In Guangzhou, of South China's Guangdong Province, 25 farmers-turned workers were attacked last Tuesday when they asked for their pay.

 

Reports are common about migrant workers who are not paid and have to return home penniless. Attacks on workers, however, are much less common.

 

Urgent and effective measures are needed to safeguard the rights of workers.

 

But how?

 

Past experience shows we tend to tackle the problem by exerting administrative pressure.

 

It is a widely-accepted format that officials from the top urge lower-level officials and departments to take immediate steps to ensure farmers get their pay.

 

Often, it works.

 

Premier Wen Jiabao has repeatedly made headlines by issuing such orders. In the current Guangzhou case, he said attention must still be paid to solve the problem of defaulted payment to migrant workers.

 

We are glad we have a premier who cares for the interests of this disadvantaged social group. Wen's orders were seriously implemented in previous cases.

 

This time, the Guangzhou workers will predictably see a satisfactory result.

 

But we should not - and cannot - count on Premier Wen to solve all the problems.

 

According to the Ministry of Agriculture and the National Bureau of Statistics, China has 100 million migrant workers.

 

Defaulted payments could amount to 100 billion yuan (US$12 billion), says the All-China Federation of Trade Unions.

 

Wen cannot get involved in every case.

 

The legal, especially judicial, system, must play a bigger role. It must be more effective.

 

Eight years ago, for example, in Guangdong's Shaoguan, construction contractors defaulted on more than 10 million yuan (US$1.2 million) payments to more than 600 migrant workers in a local road project.
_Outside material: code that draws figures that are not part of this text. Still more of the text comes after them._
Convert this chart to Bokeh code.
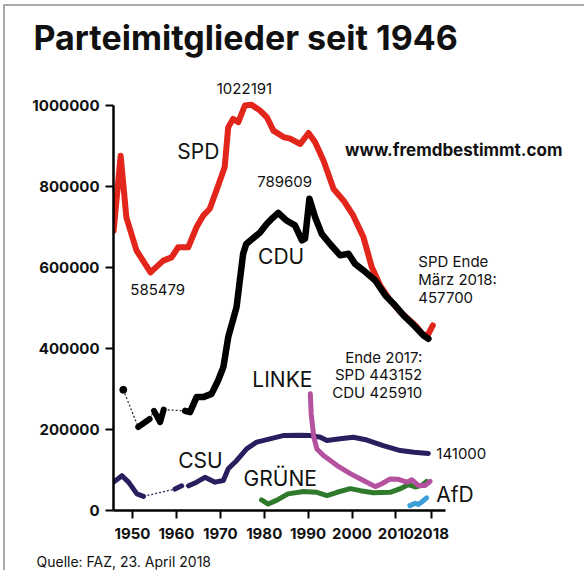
from bokeh.plotting import figure
from bokeh.models import Label, FixedTicker, BasicTickFormatter, Range1d, Title
from bokeh.embed import file_html
from bokeh.resources import INLINE

# ---------------- data ----------------
spd_years = [1945.7, 1947.3, 1948.6, 1950.9, 1954.1, 1957.0, 1958.9, 1960.4, 1962.7, 1964.6,
             1966.1, 1967.6, 1969.5, 1971.0, 1971.8, 1972.9, 1974.1, 1975.6, 1977.1, 1979.0,
             1980.6, 1982.1, 1984.4, 1985.9, 1988.2, 1990.1, 1991.6, 1993.5, 1995.8, 1998.1,
             2000.3, 2002.6, 2004.5, 2006.4, 2008.7, 2011.0, 2013.2, 2014.8, 2016.3, 2017.4, 2018.4]
spd_values = [691000, 876000, 724000, 642000, 588000, 617000, 625000, 650000, 650000, 700000,
              728000, 745000, 802000, 848000, 946000, 967000, 959000, 1000000, 1002000, 988000,
              971000, 938000, 922000, 918000, 905000, 932000, 909000, 864000, 794000, 765000,
              728000, 675000, 601000, 556000, 519000, 490000, 469000, 453000, 432000, 436000, 457000]

cdu_first_year = [1947.9]
cdu_first_value = [298000]
cdu_gap1_years = [1947.9, 1951.3]
cdu_gap1_values = [298000, 206000]
cdu_seg1_years = [1951.3, 1953.9]
cdu_seg1_values = [206000, 226000]
cdu_gap2_years = [1953.9, 1954.9]
cdu_gap2_values = [226000, 246000]
cdu_seg2_years = [1954.9, 1956.3, 1957.1]
cdu_seg2_values = [246000, 218000, 249000]
cdu_gap3_years = [1957.1, 1962.0]
cdu_gap3_values = [249000, 246000]
cdu_years = [1962.0, 1963.1, 1964.6, 1966.1, 1968.0, 1969.5, 1970.7, 1971.8, 1973.7, 1975.2,
             1975.9, 1979.0, 1980.6, 1981.5, 1983.2, 1985.1, 1987.0, 1988.6, 1989.3, 1990.3,
             1991.6, 1993.1, 1995.0, 1997.3, 1999.2, 2000.7, 2002.6, 2005.3, 2007.6, 2009.5,
             2011.8, 2014.1, 2016.3, 2017.4]
cdu_values = [246000, 243000, 280000, 280000, 288000, 321000, 354000, 428000, 502000, 634000,
              658000, 686000, 708000, 718000, 735000, 716000, 704000, 667000, 671000, 770000,
              724000, 683000, 658000, 630000, 634000, 609000, 593000, 568000, 531000, 510000,
              481000, 457000, 432000, 424000]

csu_seg1_years = [1945.7, 1947.6, 1949.1, 1951.0, 1952.5]
csu_seg1_values = [70000, 86000, 70000, 41000, 35000]
csu_gap1_years = [1952.5, 1959.7]
csu_gap1_values = [35000, 53000]
csu_seg2_years = [1959.7, 1961.2]
csu_seg2_values = [53000, 61000]
csu_gap2_years = [1961.2, 1962.8]
csu_gap2_values = [61000, 61000]
csu_years = [1962.8, 1964.6, 1966.5, 1968.8, 1970.7, 1971.8, 1973.7, 1976.0, 1978.3, 1981.3,
             1984.3, 1988.2, 1990.5, 1992.8, 1994.3, 1997.3, 2000.3, 2003.4, 2007.1, 2011.0,
             2014.1, 2017.4]
csu_values = [61000, 70000, 82000, 70000, 74000, 103000, 123000, 152000, 169000, 177000,
              185000, 186000, 185000, 181000, 173000, 177000, 181000, 174000, 160000, 148000,
              144000, 141000]

linke_years = [1990.5, 1990.7, 1991.3, 1992.0, 1993.5, 1996.6, 1999.6, 2002.6, 2005.3, 2006.8,
               2008.7, 2010.6, 2012.5, 2013.6, 2015.1, 2016.7, 2017.8]
linke_values = [288000, 239000, 181000, 152000, 136000, 111000, 91000, 74000, 59000, 66000,
                78000, 77000, 70000, 76000, 62000, 62000, 72000]

gruene_years = [1979.4, 1980.9, 1982.8, 1985.4, 1989.0, 1992.0, 1994.3, 1996.6, 1999.6, 2001.9,
                2004.9, 2008.7, 2011.0, 2012.9, 2014.4, 2015.9, 2017.0]
gruene_values = [26000, 16000, 25000, 41000, 47000, 45000, 37000, 45000, 54000, 49000,
                 44000, 45000, 54000, 64000, 58000, 62000, 72000]

afd_years = [2013.2, 2014.4, 2015.1, 2015.9, 2017.0]
afd_values = [12000, 18000, 15000, 21000, 31000]

x_ticks = [1950, 1960, 1970, 1980, 1990, 2000, 2010, 2018]
y_ticks = [0, 200000, 400000, 600000, 800000, 1000000]

# ---------------- figure ----------------
FONT = "Inter"
PX_PER_YEAR = 4.39
PX_PER_MEMBER = 405 / 1000000
X0 = 1945.67
W, H = 584, 570
LEFT, TOP, BOTTOM = 113, 57, 60
FRAME_W = W - LEFT
FRAME_H = H - TOP - BOTTOM
p = figure(width=W, height=H, output_backend="svg", toolbar_location=None,
           x_range=Range1d(X0, X0 + FRAME_W / PX_PER_YEAR),
           y_range=Range1d(0, FRAME_H / PX_PER_MEMBER),
           min_border_left=LEFT, min_border_right=0, min_border_top=TOP, min_border_bottom=BOTTOM,
           styles={"box-shadow": "inset 3px 4px 0 0 #ffffff, inset 5px 6px 0 0 #a9a9a9"})
p.outline_line_color = None
p.xgrid.visible = False
p.ygrid.visible = False
p.background_fill_color = "white"
p.border_fill_color = "white"
p.border_fill_alpha = 0

p.title.text = "Parteimitglieder seit 1946"
p.title.text_font = FONT
p.title.text_font_size = "34px"
p.title.text_font_style = "bold"
p.title.text_color = "#111111"
p.title.align = "left"
p.title.offset = -80
p.title.standoff = 0

p.add_layout(Title(text="Quelle: FAZ, 23. April 2018", text_font=FONT, text_font_size="14px",
                   text_font_style="normal", text_color="#111111", align="left",
                   offset=-77, standoff=0), "below")

for ax in (p.xaxis[0], p.yaxis[0]):
    ax.axis_line_width = 2.5
    ax.axis_line_color = "black"
    ax.major_tick_line_width = 2
    ax.major_tick_line_color = "black"
    ax.major_tick_in = 0
    ax.major_tick_out = 8
    ax.minor_tick_line_color = None
    ax.major_label_text_font = FONT
    ax.major_label_text_font_size = "15px"
    ax.major_label_text_font_style = "bold"
    ax.major_label_text_color = "#111111"

p.xaxis.ticker = FixedTicker(ticks=x_ticks)
p.yaxis.ticker = FixedTicker(ticks=y_ticks)
p.yaxis.formatter = BasicTickFormatter(use_scientific=False)
p.yaxis.bounds = (0, 1000000)
p.xaxis.bounds = (X0, 2021.3)
p.yaxis.major_label_standoff = 6
p.xaxis.major_label_standoff = 9
p.xaxis.axis_label = " "
p.xaxis.axis_label_text_font_size = "6px"
p.xaxis.axis_label_standoff = 0

# connectors
DOT = dict(line_dash="2 2", line_width=1.3, line_color="#333333")
p.line(cdu_gap1_years, cdu_gap1_values, **DOT)
p.line(cdu_gap2_years, cdu_gap2_values, **DOT)
p.line(cdu_gap3_years, cdu_gap3_values, **DOT)
p.line(csu_gap1_years, csu_gap1_values, line_dash="2 2", line_width=1.3, line_color="#2a1f5e")
p.line(csu_gap2_years, csu_gap2_values, line_dash="2 2", line_width=1.3, line_color="#2a1f5e")

LW = dict(line_cap="round", line_join="round")
CSU_C = "#2a1f5e"
p.line(csu_seg1_years, csu_seg1_values, line_color=CSU_C, line_width=5, **LW)
p.line(csu_seg2_years, csu_seg2_values, line_color=CSU_C, line_width=5, **LW)
p.line(csu_years, csu_values, line_color=CSU_C, line_width=5, **LW)
p.line(gruene_years, gruene_values, line_color="#2f7a2b", line_width=5, **LW)
p.line(linke_years, linke_values, line_color="#b4529f", line_width=5, **LW)
p.line(afd_years, afd_values, line_color="#3c9fd9", line_width=5, **LW)
p.line(spd_years, spd_values, line_color="#e3261c", line_width=6, **LW)
p.line(cdu_seg1_years, cdu_seg1_values, line_color="black", line_width=6, **LW)
p.line(cdu_seg2_years, cdu_seg2_values, line_color="black", line_width=6, **LW)
p.line(cdu_years, cdu_values, line_color="black", line_width=6.5, **LW)
p.scatter(cdu_first_year, cdu_first_value, size=7, color="black")


def lab(x, y, text, size="15px", align="left", style="normal", color="#111111"):
    p.add_layout(Label(x=x, y=y, text=text, text_font=FONT, text_font_size=size,
                       text_font_style=style, text_align=align, text_baseline="middle",
                       text_color=color))


lab(1975.5, 1042000, "1022191", align="center")
lab(1949.5, 545700, "585479")
lab(1978.4, 812300, "789609")
lab(1960.2, 886400, "SPD", size="21px")
lab(1978.6, 627100, "CDU", size="21px")
lab(1977.3, 323500, "LINKE", size="21px")
lab(1960.4, 123500, "CSU", size="21px")
lab(1975.3, 79000, "GRÜNE", size="21px")
lab(2019.2, 39500, "AfD", size="21px")
lab(2019.2, 140700, "141000")
lab(1998.4, 888900, "www.fremdbestimmt.com", size="17px", style="bold")
lab(2015.1, 614800, "SPD Ende")
lab(2015.1, 570400, "März 2018:")
lab(2015.1, 525900, "457700")
lab(2016.0, 377800, "Ende 2017:", align="right")
lab(2016.0, 335800, "SPD 443152", align="right")
lab(2016.0, 291400, "CDU 425910", align="right")

open("out.html", "w").write(file_html(p, INLINE))
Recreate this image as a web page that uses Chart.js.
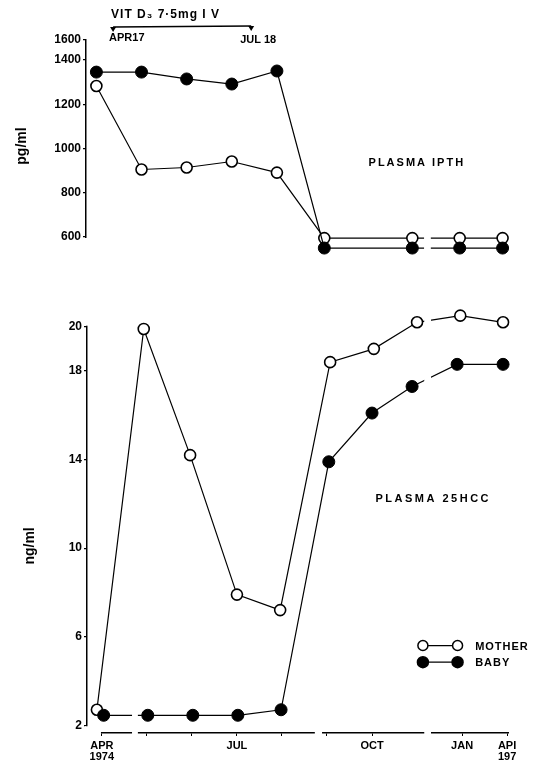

Local courts received more than 50 appeals.

 

By 2003, however, those workers had yet to see a single yuan.

 

Since last year, the country, led by the central government, has launched nationwide campaigns to settle the issue.

 

In the long run, however, the force of law must be brought to bear on the thorny issue.

 

It is said the construction law will be amended to impose harsher punishment on employers that default on payments.

 

We look forward to those amendments and hope they are done soon to better safeguard the interests of the workers.